> **REQUIREMENTS**
Only the lines from the one containing "Generate a Python" down to the one containing "plt.rcParams['font.family'] = ['Liberation" should be printed, exactly as they stand, ends included.

> **PROVIDED INFORMATION**
-- -- --
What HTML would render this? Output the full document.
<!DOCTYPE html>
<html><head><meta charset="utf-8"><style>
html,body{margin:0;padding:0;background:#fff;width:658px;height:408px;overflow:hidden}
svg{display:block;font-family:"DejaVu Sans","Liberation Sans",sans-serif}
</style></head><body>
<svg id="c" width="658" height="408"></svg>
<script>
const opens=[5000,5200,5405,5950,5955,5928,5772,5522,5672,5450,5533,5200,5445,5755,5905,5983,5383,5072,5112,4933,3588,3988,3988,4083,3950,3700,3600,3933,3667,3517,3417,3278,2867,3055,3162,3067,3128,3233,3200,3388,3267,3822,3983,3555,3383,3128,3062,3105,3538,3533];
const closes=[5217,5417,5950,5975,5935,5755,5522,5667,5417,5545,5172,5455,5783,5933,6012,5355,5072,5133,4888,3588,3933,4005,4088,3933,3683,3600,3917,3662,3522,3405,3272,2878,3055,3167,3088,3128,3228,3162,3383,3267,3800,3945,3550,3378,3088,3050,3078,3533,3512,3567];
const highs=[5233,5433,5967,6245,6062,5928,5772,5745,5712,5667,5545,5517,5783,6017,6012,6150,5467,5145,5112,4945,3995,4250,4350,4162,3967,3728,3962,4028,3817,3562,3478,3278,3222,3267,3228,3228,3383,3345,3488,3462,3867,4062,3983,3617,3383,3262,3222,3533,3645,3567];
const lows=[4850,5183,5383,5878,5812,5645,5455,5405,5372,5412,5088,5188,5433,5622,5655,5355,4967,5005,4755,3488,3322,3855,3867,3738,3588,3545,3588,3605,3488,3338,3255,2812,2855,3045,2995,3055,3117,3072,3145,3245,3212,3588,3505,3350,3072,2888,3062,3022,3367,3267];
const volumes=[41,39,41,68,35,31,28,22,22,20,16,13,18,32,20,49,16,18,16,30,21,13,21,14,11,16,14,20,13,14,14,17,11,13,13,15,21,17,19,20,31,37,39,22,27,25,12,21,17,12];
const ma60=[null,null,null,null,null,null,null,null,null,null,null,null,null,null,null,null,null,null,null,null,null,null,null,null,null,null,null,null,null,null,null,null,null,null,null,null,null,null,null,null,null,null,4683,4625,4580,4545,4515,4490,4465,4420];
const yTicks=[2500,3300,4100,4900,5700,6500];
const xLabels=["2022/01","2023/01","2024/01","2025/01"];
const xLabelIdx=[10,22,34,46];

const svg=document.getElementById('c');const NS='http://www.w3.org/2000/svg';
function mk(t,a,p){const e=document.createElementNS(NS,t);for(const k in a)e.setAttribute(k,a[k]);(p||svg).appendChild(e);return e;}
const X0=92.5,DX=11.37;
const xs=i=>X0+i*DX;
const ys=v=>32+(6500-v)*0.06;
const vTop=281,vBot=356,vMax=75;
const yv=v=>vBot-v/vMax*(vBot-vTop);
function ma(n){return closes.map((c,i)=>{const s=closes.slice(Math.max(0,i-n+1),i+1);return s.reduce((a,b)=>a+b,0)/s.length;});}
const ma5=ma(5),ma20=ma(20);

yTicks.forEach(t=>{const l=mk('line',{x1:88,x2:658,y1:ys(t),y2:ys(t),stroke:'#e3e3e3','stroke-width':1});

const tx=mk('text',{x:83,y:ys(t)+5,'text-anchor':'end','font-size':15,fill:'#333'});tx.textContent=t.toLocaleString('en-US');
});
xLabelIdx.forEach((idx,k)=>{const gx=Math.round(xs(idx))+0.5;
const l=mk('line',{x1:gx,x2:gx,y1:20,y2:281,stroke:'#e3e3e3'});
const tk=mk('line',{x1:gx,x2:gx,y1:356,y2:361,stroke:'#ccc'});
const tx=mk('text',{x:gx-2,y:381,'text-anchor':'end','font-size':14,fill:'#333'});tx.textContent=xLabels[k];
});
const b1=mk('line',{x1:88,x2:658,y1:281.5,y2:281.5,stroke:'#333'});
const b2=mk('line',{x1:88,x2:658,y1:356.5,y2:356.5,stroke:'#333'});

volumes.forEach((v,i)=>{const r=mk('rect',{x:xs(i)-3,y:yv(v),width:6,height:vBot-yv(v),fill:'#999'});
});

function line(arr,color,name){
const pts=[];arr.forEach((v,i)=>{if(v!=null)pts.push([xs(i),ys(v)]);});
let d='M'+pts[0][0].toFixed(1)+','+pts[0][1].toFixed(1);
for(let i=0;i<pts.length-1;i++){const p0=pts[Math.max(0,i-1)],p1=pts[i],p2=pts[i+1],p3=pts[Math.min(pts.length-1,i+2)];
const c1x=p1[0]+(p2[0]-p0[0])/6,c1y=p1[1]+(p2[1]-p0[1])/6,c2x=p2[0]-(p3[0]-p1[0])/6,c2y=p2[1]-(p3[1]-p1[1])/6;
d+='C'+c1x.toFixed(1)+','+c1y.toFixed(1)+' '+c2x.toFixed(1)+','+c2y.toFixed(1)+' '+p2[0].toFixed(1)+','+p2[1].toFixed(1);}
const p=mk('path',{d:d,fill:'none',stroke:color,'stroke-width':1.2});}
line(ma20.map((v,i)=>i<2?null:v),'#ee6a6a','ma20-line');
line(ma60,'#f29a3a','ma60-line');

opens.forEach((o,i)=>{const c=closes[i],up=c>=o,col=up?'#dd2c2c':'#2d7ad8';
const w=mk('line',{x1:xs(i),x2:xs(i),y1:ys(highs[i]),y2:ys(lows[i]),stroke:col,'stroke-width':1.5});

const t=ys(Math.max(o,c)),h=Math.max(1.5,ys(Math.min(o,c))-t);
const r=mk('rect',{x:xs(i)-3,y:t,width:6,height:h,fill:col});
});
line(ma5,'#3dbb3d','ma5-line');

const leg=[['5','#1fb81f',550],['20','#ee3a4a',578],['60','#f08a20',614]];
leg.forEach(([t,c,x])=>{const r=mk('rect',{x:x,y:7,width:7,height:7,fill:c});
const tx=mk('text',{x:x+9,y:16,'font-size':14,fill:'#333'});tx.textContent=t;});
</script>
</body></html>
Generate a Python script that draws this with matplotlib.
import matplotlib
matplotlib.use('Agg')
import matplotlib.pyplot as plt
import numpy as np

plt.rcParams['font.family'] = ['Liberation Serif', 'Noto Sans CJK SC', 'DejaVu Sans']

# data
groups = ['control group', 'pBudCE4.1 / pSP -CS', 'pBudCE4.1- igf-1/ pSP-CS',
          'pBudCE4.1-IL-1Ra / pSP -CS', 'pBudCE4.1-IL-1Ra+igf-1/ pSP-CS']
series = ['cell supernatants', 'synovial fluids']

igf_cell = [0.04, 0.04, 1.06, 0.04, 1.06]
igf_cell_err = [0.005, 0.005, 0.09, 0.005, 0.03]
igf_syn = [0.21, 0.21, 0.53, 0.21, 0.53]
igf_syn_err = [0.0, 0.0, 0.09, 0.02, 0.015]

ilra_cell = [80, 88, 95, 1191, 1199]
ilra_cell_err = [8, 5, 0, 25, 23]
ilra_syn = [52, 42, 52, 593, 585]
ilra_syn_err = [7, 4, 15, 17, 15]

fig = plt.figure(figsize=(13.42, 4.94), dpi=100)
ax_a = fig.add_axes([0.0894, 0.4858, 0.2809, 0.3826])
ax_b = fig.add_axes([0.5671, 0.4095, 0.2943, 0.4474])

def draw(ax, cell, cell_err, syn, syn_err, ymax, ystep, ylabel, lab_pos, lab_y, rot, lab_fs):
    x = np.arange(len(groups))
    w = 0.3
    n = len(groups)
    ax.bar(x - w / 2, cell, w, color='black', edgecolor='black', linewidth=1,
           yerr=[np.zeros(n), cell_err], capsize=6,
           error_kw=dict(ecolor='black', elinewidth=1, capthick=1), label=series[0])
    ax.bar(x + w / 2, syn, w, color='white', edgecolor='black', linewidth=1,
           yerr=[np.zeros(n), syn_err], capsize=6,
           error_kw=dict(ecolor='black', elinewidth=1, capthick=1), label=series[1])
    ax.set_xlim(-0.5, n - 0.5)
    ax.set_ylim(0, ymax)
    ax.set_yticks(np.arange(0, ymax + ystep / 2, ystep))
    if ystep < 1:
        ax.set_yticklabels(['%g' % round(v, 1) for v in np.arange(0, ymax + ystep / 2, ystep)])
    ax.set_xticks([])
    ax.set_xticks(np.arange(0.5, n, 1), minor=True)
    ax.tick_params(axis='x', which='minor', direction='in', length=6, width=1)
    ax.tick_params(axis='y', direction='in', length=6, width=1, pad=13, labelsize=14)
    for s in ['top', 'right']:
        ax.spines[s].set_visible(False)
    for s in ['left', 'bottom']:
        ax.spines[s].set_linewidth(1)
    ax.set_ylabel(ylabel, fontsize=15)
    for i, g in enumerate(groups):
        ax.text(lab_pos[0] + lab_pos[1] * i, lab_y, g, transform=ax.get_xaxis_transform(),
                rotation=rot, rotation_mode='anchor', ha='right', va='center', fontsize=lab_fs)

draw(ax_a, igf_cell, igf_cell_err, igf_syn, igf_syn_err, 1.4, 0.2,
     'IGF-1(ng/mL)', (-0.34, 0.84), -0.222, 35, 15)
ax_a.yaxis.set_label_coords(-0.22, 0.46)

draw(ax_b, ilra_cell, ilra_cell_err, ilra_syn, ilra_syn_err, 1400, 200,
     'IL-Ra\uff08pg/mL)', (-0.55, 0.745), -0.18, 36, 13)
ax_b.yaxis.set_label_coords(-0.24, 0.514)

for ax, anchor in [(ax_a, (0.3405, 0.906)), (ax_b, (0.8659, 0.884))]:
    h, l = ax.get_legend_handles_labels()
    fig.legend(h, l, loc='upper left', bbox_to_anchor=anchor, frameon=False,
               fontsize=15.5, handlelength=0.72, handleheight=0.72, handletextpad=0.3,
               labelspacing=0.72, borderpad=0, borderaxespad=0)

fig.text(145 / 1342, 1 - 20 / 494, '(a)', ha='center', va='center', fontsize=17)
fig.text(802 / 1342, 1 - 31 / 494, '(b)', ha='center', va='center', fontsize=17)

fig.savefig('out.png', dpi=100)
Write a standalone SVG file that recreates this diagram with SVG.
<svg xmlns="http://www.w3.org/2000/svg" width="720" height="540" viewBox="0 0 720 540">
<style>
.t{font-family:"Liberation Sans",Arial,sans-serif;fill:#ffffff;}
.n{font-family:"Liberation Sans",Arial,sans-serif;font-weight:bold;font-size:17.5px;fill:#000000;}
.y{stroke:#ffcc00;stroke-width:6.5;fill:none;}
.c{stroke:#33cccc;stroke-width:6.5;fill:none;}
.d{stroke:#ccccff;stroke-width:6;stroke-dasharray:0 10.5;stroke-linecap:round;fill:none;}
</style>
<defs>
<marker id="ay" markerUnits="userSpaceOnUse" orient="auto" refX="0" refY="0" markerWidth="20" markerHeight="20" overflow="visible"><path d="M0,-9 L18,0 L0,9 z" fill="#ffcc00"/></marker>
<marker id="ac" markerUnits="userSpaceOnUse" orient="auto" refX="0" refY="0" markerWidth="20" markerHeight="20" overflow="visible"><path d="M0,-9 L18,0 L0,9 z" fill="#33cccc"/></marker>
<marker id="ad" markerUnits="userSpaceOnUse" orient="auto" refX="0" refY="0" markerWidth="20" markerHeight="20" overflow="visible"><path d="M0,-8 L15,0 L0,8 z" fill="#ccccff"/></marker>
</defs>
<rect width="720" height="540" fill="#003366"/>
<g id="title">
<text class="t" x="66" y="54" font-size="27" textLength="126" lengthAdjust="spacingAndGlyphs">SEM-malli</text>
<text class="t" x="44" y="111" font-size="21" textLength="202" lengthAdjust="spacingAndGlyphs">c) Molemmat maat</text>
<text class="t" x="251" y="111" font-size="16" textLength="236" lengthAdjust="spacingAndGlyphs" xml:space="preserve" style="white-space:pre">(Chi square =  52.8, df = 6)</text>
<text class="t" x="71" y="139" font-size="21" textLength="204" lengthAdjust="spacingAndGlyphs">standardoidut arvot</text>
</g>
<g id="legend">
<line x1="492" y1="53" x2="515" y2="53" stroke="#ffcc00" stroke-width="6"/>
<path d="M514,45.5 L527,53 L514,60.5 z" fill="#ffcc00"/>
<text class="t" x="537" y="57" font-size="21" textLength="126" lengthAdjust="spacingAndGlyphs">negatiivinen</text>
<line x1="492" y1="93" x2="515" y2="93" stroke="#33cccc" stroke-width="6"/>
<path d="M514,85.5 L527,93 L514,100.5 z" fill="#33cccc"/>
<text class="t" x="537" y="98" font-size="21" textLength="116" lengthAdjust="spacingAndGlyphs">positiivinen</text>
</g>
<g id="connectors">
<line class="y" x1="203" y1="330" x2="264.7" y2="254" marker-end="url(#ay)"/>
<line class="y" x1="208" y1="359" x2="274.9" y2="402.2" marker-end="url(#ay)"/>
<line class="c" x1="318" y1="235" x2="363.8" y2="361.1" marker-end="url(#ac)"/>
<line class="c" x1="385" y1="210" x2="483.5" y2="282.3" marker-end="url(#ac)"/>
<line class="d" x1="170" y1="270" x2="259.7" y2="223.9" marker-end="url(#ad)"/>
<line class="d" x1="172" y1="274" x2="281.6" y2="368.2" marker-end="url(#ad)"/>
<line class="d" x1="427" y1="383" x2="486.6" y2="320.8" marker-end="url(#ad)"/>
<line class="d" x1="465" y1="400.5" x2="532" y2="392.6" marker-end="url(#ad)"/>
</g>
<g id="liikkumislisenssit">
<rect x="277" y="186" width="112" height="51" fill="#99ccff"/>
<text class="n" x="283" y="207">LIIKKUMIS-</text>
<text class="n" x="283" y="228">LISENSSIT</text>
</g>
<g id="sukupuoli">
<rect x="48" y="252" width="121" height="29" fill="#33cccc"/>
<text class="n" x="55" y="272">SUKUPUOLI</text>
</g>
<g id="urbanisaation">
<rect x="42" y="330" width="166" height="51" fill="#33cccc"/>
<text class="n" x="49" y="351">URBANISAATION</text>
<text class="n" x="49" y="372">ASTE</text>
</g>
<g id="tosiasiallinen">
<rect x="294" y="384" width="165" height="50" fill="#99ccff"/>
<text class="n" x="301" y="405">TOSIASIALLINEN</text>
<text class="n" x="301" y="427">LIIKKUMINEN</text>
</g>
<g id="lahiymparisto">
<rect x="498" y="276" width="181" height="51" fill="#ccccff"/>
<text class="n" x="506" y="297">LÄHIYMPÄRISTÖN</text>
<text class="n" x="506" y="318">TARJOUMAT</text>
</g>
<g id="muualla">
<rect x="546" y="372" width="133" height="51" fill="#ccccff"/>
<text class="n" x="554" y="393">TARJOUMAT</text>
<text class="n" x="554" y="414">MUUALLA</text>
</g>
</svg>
-- -- --
> **FINAL RESULT**
Generate a Python script that draws this with matplotlib.
import matplotlib
matplotlib.use('Agg')
import matplotlib.pyplot as plt
import numpy as np

plt.rcParams['font.family'] = ['Liberation Serif', 'Noto Sans CJK SC', 'DejaVu Sans']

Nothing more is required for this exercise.